#### THE EXERCISE:
Begin with the opening line of the records and extract each line through the one holding "-6.50, -7.03, -6.51]"; pictures are not part of the copy.

--- Begin ---

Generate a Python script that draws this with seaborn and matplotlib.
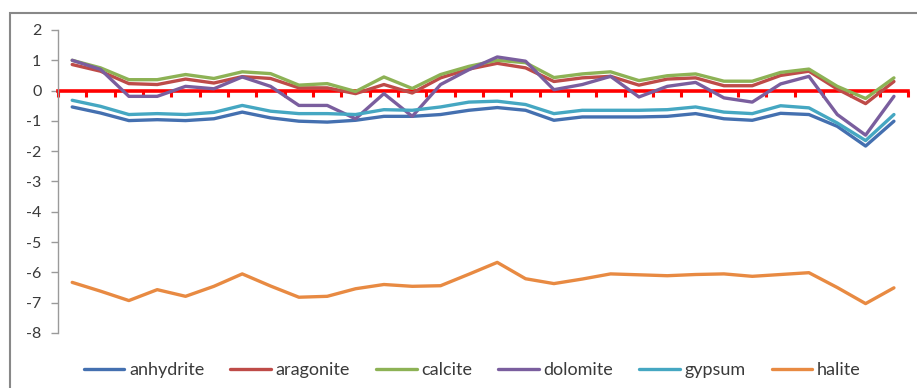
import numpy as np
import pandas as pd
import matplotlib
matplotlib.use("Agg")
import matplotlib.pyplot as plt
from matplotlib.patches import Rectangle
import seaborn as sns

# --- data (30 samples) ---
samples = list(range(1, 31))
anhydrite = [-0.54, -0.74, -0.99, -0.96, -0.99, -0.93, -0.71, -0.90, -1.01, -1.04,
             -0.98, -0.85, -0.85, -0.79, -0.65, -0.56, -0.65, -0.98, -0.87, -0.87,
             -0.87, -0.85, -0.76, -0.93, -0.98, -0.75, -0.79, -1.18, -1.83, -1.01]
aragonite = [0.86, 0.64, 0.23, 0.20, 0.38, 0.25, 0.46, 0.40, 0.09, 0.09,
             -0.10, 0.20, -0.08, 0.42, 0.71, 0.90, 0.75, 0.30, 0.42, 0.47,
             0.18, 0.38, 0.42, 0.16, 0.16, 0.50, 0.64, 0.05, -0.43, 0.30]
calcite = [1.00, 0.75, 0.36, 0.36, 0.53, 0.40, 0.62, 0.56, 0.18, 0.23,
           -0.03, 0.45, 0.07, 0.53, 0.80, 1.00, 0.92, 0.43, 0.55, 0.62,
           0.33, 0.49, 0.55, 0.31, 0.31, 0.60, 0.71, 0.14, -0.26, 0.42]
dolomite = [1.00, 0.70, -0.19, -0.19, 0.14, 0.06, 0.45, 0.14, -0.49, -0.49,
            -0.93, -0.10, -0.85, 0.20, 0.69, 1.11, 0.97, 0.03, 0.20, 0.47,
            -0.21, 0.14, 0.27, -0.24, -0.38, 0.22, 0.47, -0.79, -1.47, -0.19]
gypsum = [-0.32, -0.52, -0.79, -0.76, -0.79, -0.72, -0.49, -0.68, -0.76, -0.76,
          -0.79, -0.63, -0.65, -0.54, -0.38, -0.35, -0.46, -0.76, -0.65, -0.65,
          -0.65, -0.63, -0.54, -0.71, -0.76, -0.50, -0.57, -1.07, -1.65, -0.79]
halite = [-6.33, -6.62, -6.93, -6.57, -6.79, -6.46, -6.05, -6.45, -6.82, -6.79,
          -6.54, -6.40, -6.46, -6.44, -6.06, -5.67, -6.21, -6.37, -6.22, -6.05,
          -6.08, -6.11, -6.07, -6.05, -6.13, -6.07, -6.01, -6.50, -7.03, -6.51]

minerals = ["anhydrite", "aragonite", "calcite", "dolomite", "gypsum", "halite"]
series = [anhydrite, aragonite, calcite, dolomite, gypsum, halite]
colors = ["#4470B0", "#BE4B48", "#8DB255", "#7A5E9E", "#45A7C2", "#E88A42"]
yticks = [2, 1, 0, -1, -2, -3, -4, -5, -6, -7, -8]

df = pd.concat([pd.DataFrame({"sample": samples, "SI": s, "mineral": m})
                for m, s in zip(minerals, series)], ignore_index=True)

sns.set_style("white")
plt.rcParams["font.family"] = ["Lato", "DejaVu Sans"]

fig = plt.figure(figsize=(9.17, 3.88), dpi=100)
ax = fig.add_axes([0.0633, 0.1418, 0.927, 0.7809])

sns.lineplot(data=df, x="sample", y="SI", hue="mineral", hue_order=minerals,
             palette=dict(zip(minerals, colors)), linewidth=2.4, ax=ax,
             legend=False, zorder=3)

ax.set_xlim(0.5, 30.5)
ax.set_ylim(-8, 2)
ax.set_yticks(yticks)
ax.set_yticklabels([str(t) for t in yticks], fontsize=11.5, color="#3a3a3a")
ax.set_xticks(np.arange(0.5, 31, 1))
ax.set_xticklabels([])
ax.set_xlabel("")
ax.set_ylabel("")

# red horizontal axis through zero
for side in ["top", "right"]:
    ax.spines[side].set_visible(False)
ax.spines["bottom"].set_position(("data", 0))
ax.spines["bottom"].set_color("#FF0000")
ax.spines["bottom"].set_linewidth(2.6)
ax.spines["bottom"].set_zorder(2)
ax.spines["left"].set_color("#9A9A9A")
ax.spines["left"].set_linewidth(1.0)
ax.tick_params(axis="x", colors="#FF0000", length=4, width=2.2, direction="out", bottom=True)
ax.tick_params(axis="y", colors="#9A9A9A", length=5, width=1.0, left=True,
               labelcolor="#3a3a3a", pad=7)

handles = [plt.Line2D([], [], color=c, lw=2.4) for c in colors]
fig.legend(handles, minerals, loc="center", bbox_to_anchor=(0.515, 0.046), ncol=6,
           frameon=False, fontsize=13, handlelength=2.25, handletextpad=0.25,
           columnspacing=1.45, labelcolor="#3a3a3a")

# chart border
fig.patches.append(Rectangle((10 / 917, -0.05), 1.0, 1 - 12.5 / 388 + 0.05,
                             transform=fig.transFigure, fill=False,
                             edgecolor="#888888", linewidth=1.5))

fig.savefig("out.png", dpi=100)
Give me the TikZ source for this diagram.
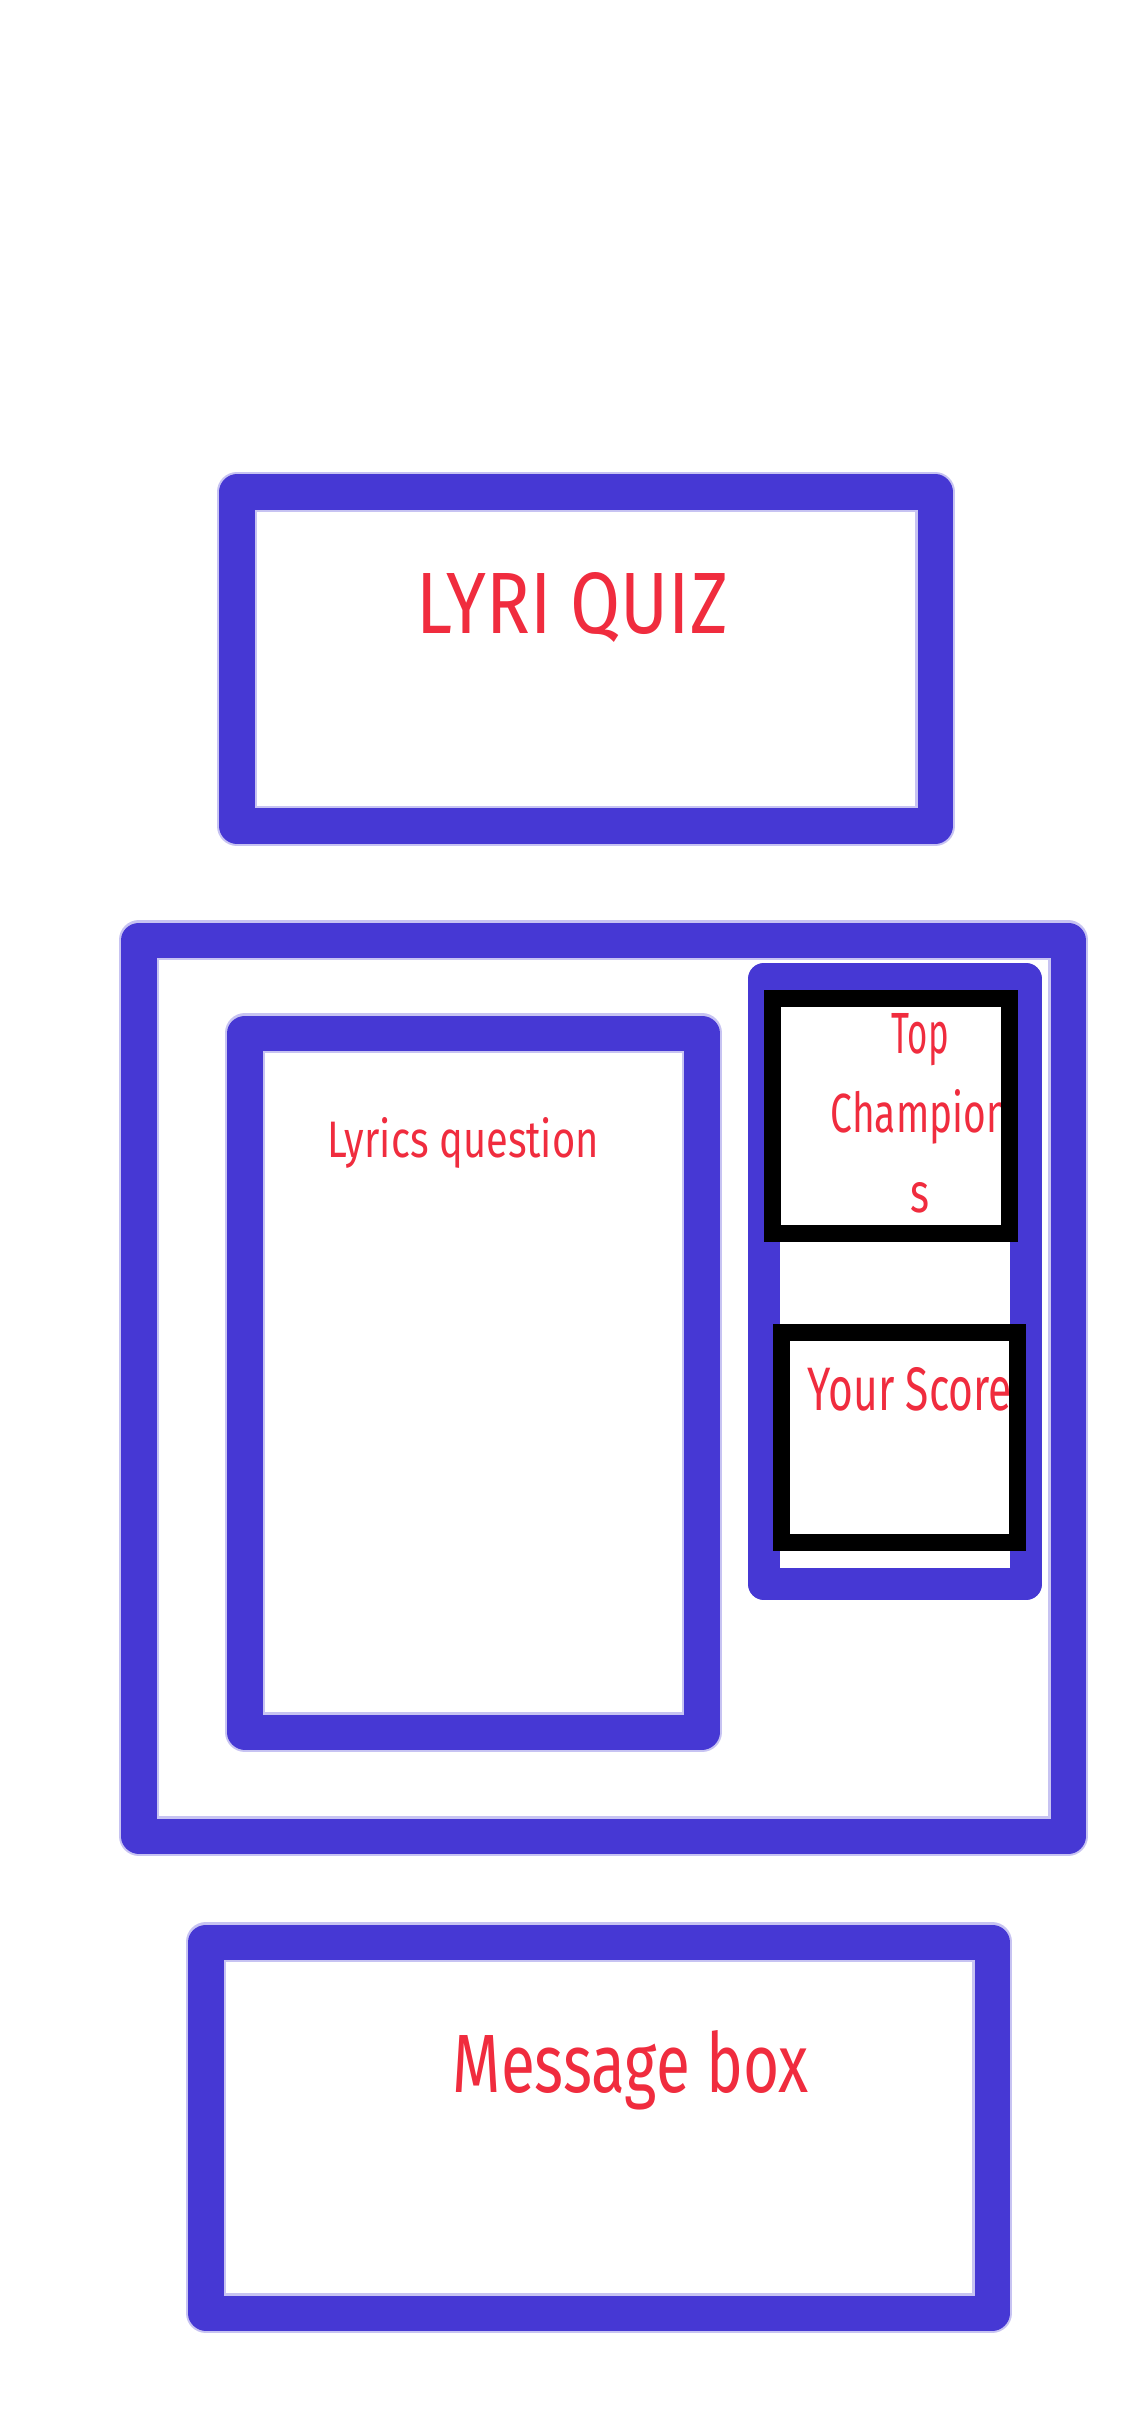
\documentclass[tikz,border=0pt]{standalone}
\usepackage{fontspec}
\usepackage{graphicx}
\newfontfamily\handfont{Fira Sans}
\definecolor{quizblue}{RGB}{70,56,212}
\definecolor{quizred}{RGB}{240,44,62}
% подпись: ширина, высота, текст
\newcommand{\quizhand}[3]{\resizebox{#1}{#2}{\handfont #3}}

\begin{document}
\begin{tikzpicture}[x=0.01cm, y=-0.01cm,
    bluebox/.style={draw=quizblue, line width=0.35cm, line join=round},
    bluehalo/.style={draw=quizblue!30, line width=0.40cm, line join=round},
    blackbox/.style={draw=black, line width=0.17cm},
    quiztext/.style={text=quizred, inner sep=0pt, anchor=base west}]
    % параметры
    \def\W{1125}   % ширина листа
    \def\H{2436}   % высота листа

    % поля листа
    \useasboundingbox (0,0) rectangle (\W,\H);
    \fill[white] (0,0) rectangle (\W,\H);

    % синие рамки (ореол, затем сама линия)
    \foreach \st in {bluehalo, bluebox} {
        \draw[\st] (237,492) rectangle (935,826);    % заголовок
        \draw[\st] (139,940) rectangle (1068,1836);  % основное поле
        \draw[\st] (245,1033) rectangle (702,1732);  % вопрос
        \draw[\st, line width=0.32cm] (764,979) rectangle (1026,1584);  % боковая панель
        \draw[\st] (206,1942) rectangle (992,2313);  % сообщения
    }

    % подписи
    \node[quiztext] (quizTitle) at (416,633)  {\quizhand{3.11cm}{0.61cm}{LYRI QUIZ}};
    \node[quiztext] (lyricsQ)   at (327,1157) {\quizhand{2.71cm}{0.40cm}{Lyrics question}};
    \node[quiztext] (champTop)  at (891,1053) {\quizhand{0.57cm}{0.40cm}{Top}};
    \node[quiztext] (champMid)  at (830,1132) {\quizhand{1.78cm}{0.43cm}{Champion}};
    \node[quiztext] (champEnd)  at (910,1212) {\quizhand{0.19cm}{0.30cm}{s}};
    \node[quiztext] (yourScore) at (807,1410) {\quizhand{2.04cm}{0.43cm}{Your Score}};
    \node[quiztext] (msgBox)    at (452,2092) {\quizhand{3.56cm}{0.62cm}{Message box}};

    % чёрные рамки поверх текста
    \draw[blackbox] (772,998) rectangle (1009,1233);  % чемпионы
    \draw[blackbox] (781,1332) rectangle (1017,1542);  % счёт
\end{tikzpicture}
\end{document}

--- End ---

#### SOLUTION BELOW:
Generate a Python script that draws this with seaborn and matplotlib.
import numpy as np
import pandas as pd
import matplotlib
matplotlib.use("Agg")
import matplotlib.pyplot as plt
from matplotlib.patches import Rectangle
import seaborn as sns

# --- data (30 samples) ---
samples = list(range(1, 31))
anhydrite = [-0.54, -0.74, -0.99, -0.96, -0.99, -0.93, -0.71, -0.90, -1.01, -1.04,
             -0.98, -0.85, -0.85, -0.79, -0.65, -0.56, -0.65, -0.98, -0.87, -0.87,
             -0.87, -0.85, -0.76, -0.93, -0.98, -0.75, -0.79, -1.18, -1.83, -1.01]
aragonite = [0.86, 0.64, 0.23, 0.20, 0.38, 0.25, 0.46, 0.40, 0.09, 0.09,
             -0.10, 0.20, -0.08, 0.42, 0.71, 0.90, 0.75, 0.30, 0.42, 0.47,
             0.18, 0.38, 0.42, 0.16, 0.16, 0.50, 0.64, 0.05, -0.43, 0.30]
calcite = [1.00, 0.75, 0.36, 0.36, 0.53, 0.40, 0.62, 0.56, 0.18, 0.23,
           -0.03, 0.45, 0.07, 0.53, 0.80, 1.00, 0.92, 0.43, 0.55, 0.62,
           0.33, 0.49, 0.55, 0.31, 0.31, 0.60, 0.71, 0.14, -0.26, 0.42]
dolomite = [1.00, 0.70, -0.19, -0.19, 0.14, 0.06, 0.45, 0.14, -0.49, -0.49,
            -0.93, -0.10, -0.85, 0.20, 0.69, 1.11, 0.97, 0.03, 0.20, 0.47,
            -0.21, 0.14, 0.27, -0.24, -0.38, 0.22, 0.47, -0.79, -1.47, -0.19]
gypsum = [-0.32, -0.52, -0.79, -0.76, -0.79, -0.72, -0.49, -0.68, -0.76, -0.76,
          -0.79, -0.63, -0.65, -0.54, -0.38, -0.35, -0.46, -0.76, -0.65, -0.65,
          -0.65, -0.63, -0.54, -0.71, -0.76, -0.50, -0.57, -1.07, -1.65, -0.79]
halite = [-6.33, -6.62, -6.93, -6.57, -6.79, -6.46, -6.05, -6.45, -6.82, -6.79,
          -6.54, -6.40, -6.46, -6.44, -6.06, -5.67, -6.21, -6.37, -6.22, -6.05,
          -6.08, -6.11, -6.07, -6.05, -6.13, -6.07, -6.01, -6.50, -7.03, -6.51]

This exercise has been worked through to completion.